I was thinking about the semantics for final fields, and came up with
a slightly disturbing example.
class Foo {
final int x;
static Foo p,q;
Foo(int i) {
x = i;
p = this;
}
}
Thread 1:
Foo.q = new Foo(42);
Thread 2:
Foo a = Foo.p;
if (a != null && a.x == 0) {
Foo b = Foo.q;
if (a == b) {
int i = a.x;
int j = b.x;
// is it possible for j to be zero?
System.out.println(i+j);
}
}
OK, in thread 2, the local variable a might contain an improperly
published reference to a Foo, so a.x might be zero. No big surprise.
However, the local variable b can only contain a reference to a
properly published reference to a Foo, so a read of b.x should return
the value set in the constructor (42).
This means the compiler must not perform this analysis/transformation:
* Since I know a == b, a.x and b.x reference the same memory location.
* I already read a.x, and know that it contains zero.

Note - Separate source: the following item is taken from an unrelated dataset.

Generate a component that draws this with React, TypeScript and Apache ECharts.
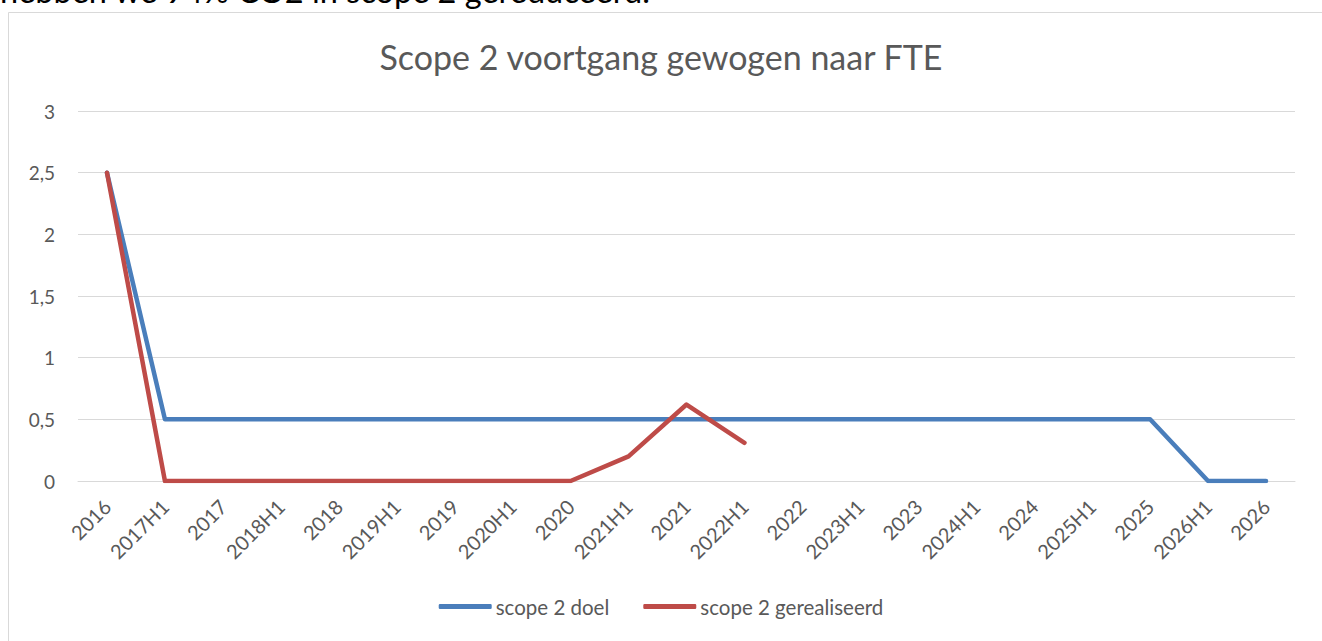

* I haven't done any synchronization, so I can reuse zero as the
value of b.x.
Does it bother anyone that this analysis/transformation will be
illegal for final fields? Basically, just because you have two
aliased references to the same final field through two different
pointers, you can't assume reads will return the same value, because
one pointer may be correctly published and the other not.